We talked a little about people who are apathetic about voting, or don’t feel like they have a voice, what are your suggestions as far as getting out the vote, because I do feel like there are so many people who are like ‘Why would I bother?’ And they’re such an important group of people to reach.

So you’ve got a couple of groups there. One would be your formerly incarcerated folks and many of them may not know they can vote this go-around thanks to organizations like VOTE (Voices Of The Experienced) who worked really hard to make sure that they could. We also have folks who live in marginalized and depressed areas who are suffering from community trauma: if every day somebody is being removed, you don’t know when they’re coming back, if they’re coming back, it does create a sense of helplessness. That’s the lion’s share of folks who don’t vote because they don’t see how things are going to change. Getting out the vote is a little bit more difficult because they have seen over time how it doesn’t really matter the shading of the person who’s in elected office, it doesn’t really matter the gender of someone elected into office because they continue to be the ones who are trod upon, they continue to be the ones who do not have a voice necessarily that they really just have this treadmill that they’re on, which is unfortunate.
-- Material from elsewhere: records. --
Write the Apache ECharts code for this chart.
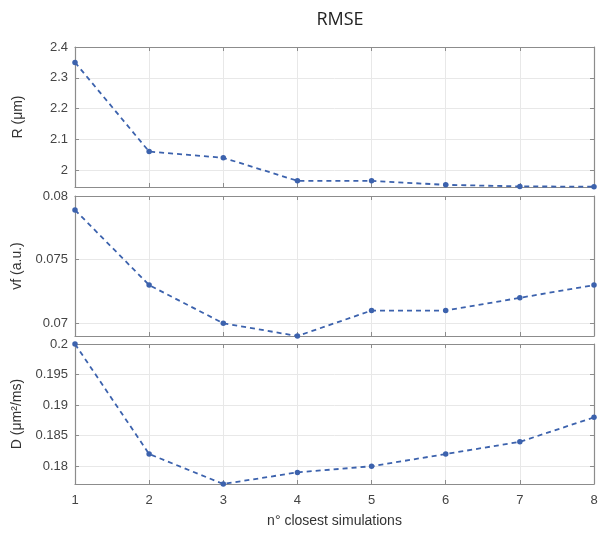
<!DOCTYPE html>
<html style="height: 100%">
<head>
	<meta charset="utf-8">
	<script src="https://cdn.jsdelivr.net/npm/echarts@6/dist/echarts.min.js"></script>
</head>
<body style="height: 100%; margin: 0; background: #fff">
<div id="container" style="width: 598px; height: 533px"></div>
<script type="text/javascript">
    var nClosest = [1, 2, 3, 4, 5, 6, 7, 8];
    var rmseR = [2.35, 2.06, 2.04, 1.965, 1.965, 1.952, 1.947, 1.946];
    var rmseVf = [0.0789, 0.073, 0.070, 0.0690, 0.071, 0.071, 0.072, 0.073];
    var rmseD = [0.2, 0.182, 0.1771, 0.179, 0.180, 0.182, 0.184, 0.188];
    var ticksR = [2, 2.1, 2.2, 2.3, 2.4];
    var ticksVf = [0.07, 0.075, 0.08];
    var ticksD = [0.18, 0.185, 0.19, 0.195, 0.2];

    var lineColor = '#3c62ad';
    var boxColor = '#8c8c8c';
    var textColor = '#444';

    var dom = document.getElementById("container");
    var myChart = echarts.init(dom);

    function pairs(ys) {
        return nClosest.map(function (x, i) { return [x, ys[i]]; });
    }

    var panels = [
        { name: 'R (μm)', data: rmseR, ticks: ticksR, min: 1.945, max: 2.4, top: 47 },
        { name: 'vf (a.u.)', data: rmseVf, ticks: ticksVf, min: 0.069, max: 0.08, top: 196 },
        { name: 'D (μm²/ms)', data: rmseD, ticks: ticksD, min: 0.1771, max: 0.2, top: 344 }
    ];

    var grid = [], xAxis = [], yAxis = [], series = [];
    panels.forEach(function (p, i) {
        var last = i === panels.length - 1;
        grid.push({ left: 75, right: 4, top: p.top, height: 140, outerBoundsMode: 'none', containLabel: false });
        // bottom x axis
        xAxis.push({
            gridIndex: i, type: 'value', min: 1, max: 8, interval: 1,
            position: 'bottom',
            name: last ? 'n° closest simulations' : '',
            nameLocation: 'middle', nameGap: 30,
            nameTextStyle: { color: '#333', fontSize: 14, fontFamily: 'Liberation Sans' },
            axisLine: { onZero: false, lineStyle: { color: boxColor, width: 1.2 } },
            axisTick: { inside: true, length: 4, lineStyle: { color: boxColor } },
            axisLabel: { show: last, color: textColor, fontSize: 13, margin: 10, fontFamily: 'Liberation Sans' },
            splitLine: { show: true, lineStyle: { color: '#e8e8e8' } }
        });
        // top x axis (box + ticks)
        xAxis.push({
            gridIndex: i, type: 'value', min: 1, max: 8, interval: 1,
            position: 'top',
            axisLine: { onZero: false, lineStyle: { color: boxColor, width: 1.2 } },
            axisTick: { inside: true, length: 4, lineStyle: { color: boxColor } },
            axisLabel: { show: false },
            splitLine: { show: false }
        });
        yAxis.push({
            gridIndex: i, type: 'value', min: p.min, max: p.max,
            position: 'left',
            name: p.name, nameLocation: 'middle', nameGap: 50,
            nameTextStyle: { color: '#333', fontSize: 14, fontFamily: 'Liberation Sans' },
            axisLine: { show: true, onZero: false, lineStyle: { color: boxColor, width: 1.2 } },
            axisTick: { show: true, inside: true, length: 4, customValues: p.ticks, lineStyle: { color: boxColor } },
            axisLabel: { color: textColor, fontSize: 13, margin: 7, customValues: p.ticks, fontFamily: 'Liberation Sans' },
            splitLine: { show: true, lineStyle: { color: '#e8e8e8' } }
        });
        yAxis.push({
            gridIndex: i, type: 'value', min: p.min, max: p.max,
            position: 'right',
            axisLine: { show: true, onZero: false, lineStyle: { color: boxColor, width: 1.2 } },
            axisTick: { show: true, inside: true, length: 4, customValues: p.ticks, lineStyle: { color: boxColor } },
            axisLabel: { show: false },
            splitLine: { show: false }
        });
        series.push({
            type: 'line',
            xAxisIndex: i * 2, yAxisIndex: i * 2,
            data: pairs(p.data),
            symbol: 'circle', symbolSize: 5.5,
            itemStyle: { color: lineColor },
            lineStyle: { color: lineColor, width: 1.8, type: [5, 4] },
            clip: false
        });
    });

    var option = {
        backgroundColor: '#fff',
        animation: false,
        title: {
            text: 'RMSE', left: 335, top: 6, textAlign: 'center',
            textStyle: { fontSize: 18, fontWeight: 'normal', color: '#222', fontFamily: 'Open Sans' }
        },
        grid: grid,
        xAxis: xAxis,
        yAxis: yAxis,
        series: series
    };

    myChart.setOption(option, true);
</script>
</body>
</html>
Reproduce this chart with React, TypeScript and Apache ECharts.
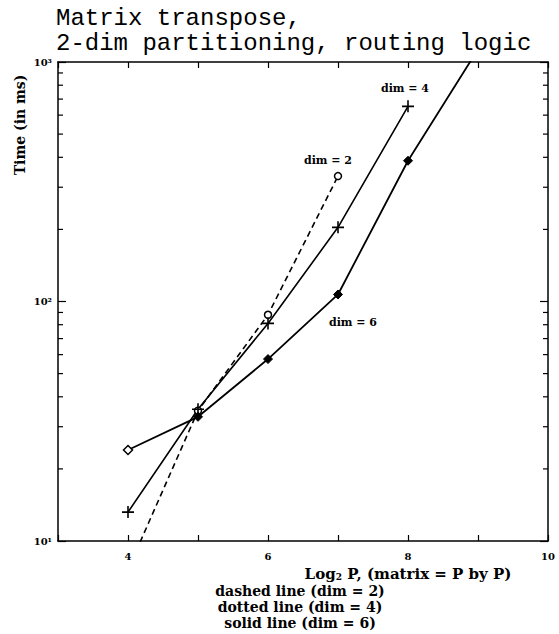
import React, { useEffect, useRef } from "react";
import * as echarts from "echarts";

// ---- data ----
const xValues = [4, 5, 6, 7, 8, 9];
const dim2Times = [7.6, 35, 88, 334];
const dim4Times = [13.2, 35.5, 81, 204, 653];
const dim6Times = [24, 33, 57.5, 107, 387, 1130];
const yMinorTicks = [20, 30, 40, 50, 60, 70, 80, 90, 200, 300, 400, 500, 600, 700, 800, 900];
const yTickLabels: Record<number, string> = { 10: "10¹", 100: "10²", 1000: "10³" };
const xTickLabels: Record<number, string> = { 4: "4", 6: "6", 8: "8", 10: "10" };
const titleLines = ["Matrix transpose,", "2-dim partitioning, routing logic"];
const legendLines = ["dashed line (dim = 2)", "dotted line (dim = 4)", "solid line (dim = 6)"];

const X_MIN = 3;
const X_MAX = 10;
const SERIF = "'DejaVu Serif', serif";
const MONO = "'Liberation Mono', monospace";

export default function App() {
  const ref = useRef<HTMLDivElement>(null);
  useEffect(() => {
    if (!ref.current) return;
    const chart = echarts.init(ref.current, null, { renderer: "svg" });
    const plus = "path://M0,5L10,5M5,0L5,10";
    const labelStyle = { fontFamily: SERIF, fontWeight: "bold" as const, fontSize: 10, color: "#000" };
    const annStyle = { ...labelStyle, fontSize: 11 };

    const dim2Data = dim2Times.map((v, i) => {
      const item: any = { value: [xValues[i], v] };
      if (i === dim2Times.length - 1)
        item.label = { show: true, formatter: "dim = 2", position: "top", distance: 6, offset: [-10, 0], ...annStyle };
      return item;
    });
    const dim4Data = dim4Times.map((v, i) => {
      const item: any = { value: [xValues[i], v] };
      if (i === dim4Times.length - 1)
        item.label = { show: true, formatter: "dim = 4", position: "top", distance: 6, offset: [-3, 0], ...annStyle };
      return item;
    });
    const dim6Data = dim6Times.map((v, i) => {
      const item: any = { value: [xValues[i], v] };
      if (i === 0) item.itemStyle = { color: "#fff", borderColor: "#000", borderWidth: 1.5 };
      if (i === 3)
        item.label = { show: true, formatter: "dim = 6", position: "bottom", distance: 4, offset: [15, 14], ...annStyle };
      return item;
    });

    chart.setOption({
      animation: false,
      grid: { left: 58, right: 11, top: 62, bottom: 93 },
      xAxis: [
        {
          type: "value",
          min: X_MIN,
          max: X_MAX,
          interval: 1,
          position: "bottom",
          axisLine: { lineStyle: { color: "#000", width: 1.5 } },
          axisTick: { inside: true, length: 6, lineStyle: { color: "#000", width: 1.2 } },
          splitLine: { show: false },
          axisLabel: {
            formatter: (v: number) => xTickLabels[v] ?? "",
            margin: 10,
            ...labelStyle,
          },
        },
        {
          type: "value",
          min: X_MIN,
          max: X_MAX,
          interval: 1,
          position: "top",
          axisLine: { lineStyle: { color: "#000", width: 1.5 } },
          axisTick: { inside: true, length: 6, lineStyle: { color: "#000", width: 1.2 } },
          splitLine: { show: false },
          axisLabel: { show: false },
        },
      ],
      yAxis: [
        {
          type: "log",
          logBase: 10,
          min: 10,
          max: 1000,
          position: "left",
          axisLine: { show: true, lineStyle: { color: "#000", width: 1.5 } },
          axisTick: { show: true, inside: true, length: 8, lineStyle: { color: "#000", width: 1.2 } },
          splitLine: { show: false },
          axisLabel: { formatter: (v: number) => yTickLabels[Math.round(v)] ?? "", margin: 6, ...labelStyle },
        },
        {
          type: "log",
          logBase: 10,
          min: 10,
          max: 1000,
          position: "right",
          axisLine: { show: true, lineStyle: { color: "#000", width: 1.5 } },
          axisTick: { show: true, inside: true, length: 8, lineStyle: { color: "#000", width: 1.2 } },
          splitLine: { show: false },
          axisLabel: { show: false },
        },
      ],
      series: [
        {
          type: "custom",
          silent: true,
          data: yMinorTicks.map((v) => [X_MIN, v]),
          renderItem: (_p: any, api: any) => {
            const v = api.value(1);
            const l = api.coord([X_MIN, v]);
            const r = api.coord([X_MAX, v]);
            return {
              type: "group",
              children: [
                { type: "line", shape: { x1: l[0], y1: l[1], x2: l[0] + 5, y2: l[1] }, style: { stroke: "#000", lineWidth: 1.2 } },
                { type: "line", shape: { x1: r[0] - 5, y1: r[1], x2: r[0], y2: r[1] }, style: { stroke: "#000", lineWidth: 1.2 } },
              ],
            };
          },
        },
        {
          name: "dim = 2",
          type: "line",
          data: dim2Data,
          symbol: "circle",
          symbolSize: 7,
          lineStyle: { color: "#000", width: 1.6, type: [6, 4] },
          itemStyle: { color: "#fff", borderColor: "#000", borderWidth: 1.5 },
          clip: true,
        },
        {
          name: "dim = 4",
          type: "line",
          data: dim4Data,
          symbol: plus,
          symbolSize: 12,
          lineStyle: { color: "#000", width: 1.6 },
          itemStyle: { color: "#000", borderColor: "#000", borderWidth: 1.6 },
          clip: true,
        },
        {
          name: "dim = 6",
          type: "line",
          data: dim6Data,
          symbol: "diamond",
          symbolSize: 9,
          lineStyle: { color: "#000", width: 1.8 },
          itemStyle: { color: "#000", borderColor: "#000", borderWidth: 1 },
          clip: true,
        },
      ],
      graphic: [
        ...titleLines.map((t, i) => ({
          type: "text",
          x: 56,
          y: 18 + i * 25,
          style: { text: t, fontFamily: MONO, fontSize: 24, lineHeight: 24, fill: "#000", align: "left", verticalAlign: "middle" },
        })),
        {
          type: "text",
          x: 20,
          y: 125,
          rotation: Math.PI / 2,
          style: { text: "Time (in ms)", fontFamily: SERIF, fontWeight: "bold", fontSize: 14, fill: "#000", align: "center", verticalAlign: "middle" },
        },
        {
          type: "text",
          x: 408,
          y: 574,
          style: {
            text: "Log{sub|2} P, (matrix = P by P)",
            fontFamily: SERIF,
            fontWeight: "bold",
            fontSize: 15,
            lineHeight: 15,
            fill: "#000",
            align: "center",
            verticalAlign: "middle",
            rich: { sub: { fontFamily: SERIF, fontWeight: "bold", fontSize: 9, lineHeight: 9, padding: [6, 0, 0, 0], fill: "#000" } },
          },
        },
        ...legendLines.map((t, i) => ({
          type: "text",
          x: 300,
          y: 591 + i * 16,
          style: { text: t, fontFamily: SERIF, fontWeight: "bold", fontSize: 14, lineHeight: 14, fill: "#000", align: "center", verticalAlign: "middle" },
        })),
      ],
    });
    return () => chart.dispose();
  }, []);
  return <div ref={ref} style={{ width: 559, height: 634, position: "absolute", left: 0, top: 0, background: "#fff" }} />;
}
What I would love to see is when folks do go knocking on doors, and they’re talking about come and vote, that they are explaining what the numbers are. In [district] 91 alone we have somewhere north of 61 percent of black women. 61 percent of people who are in the neighborhood. In this district they alone could choose who represents them. I’m a factual kind of person, and if someone were to come to me and say “if all y’all just showed up and voted, then we can make real and lasting change, if all of y’all opened your homes to discussions around what does voting look like and how it is that I can actually have a voice, if more folks were actually engaged and invested in politics the same way that politics is engaged and invested in them, I think we would have much deeper and better discussions around how it is that these folks can move power and shift power from where it sits and take it back into the communities where it ought to be.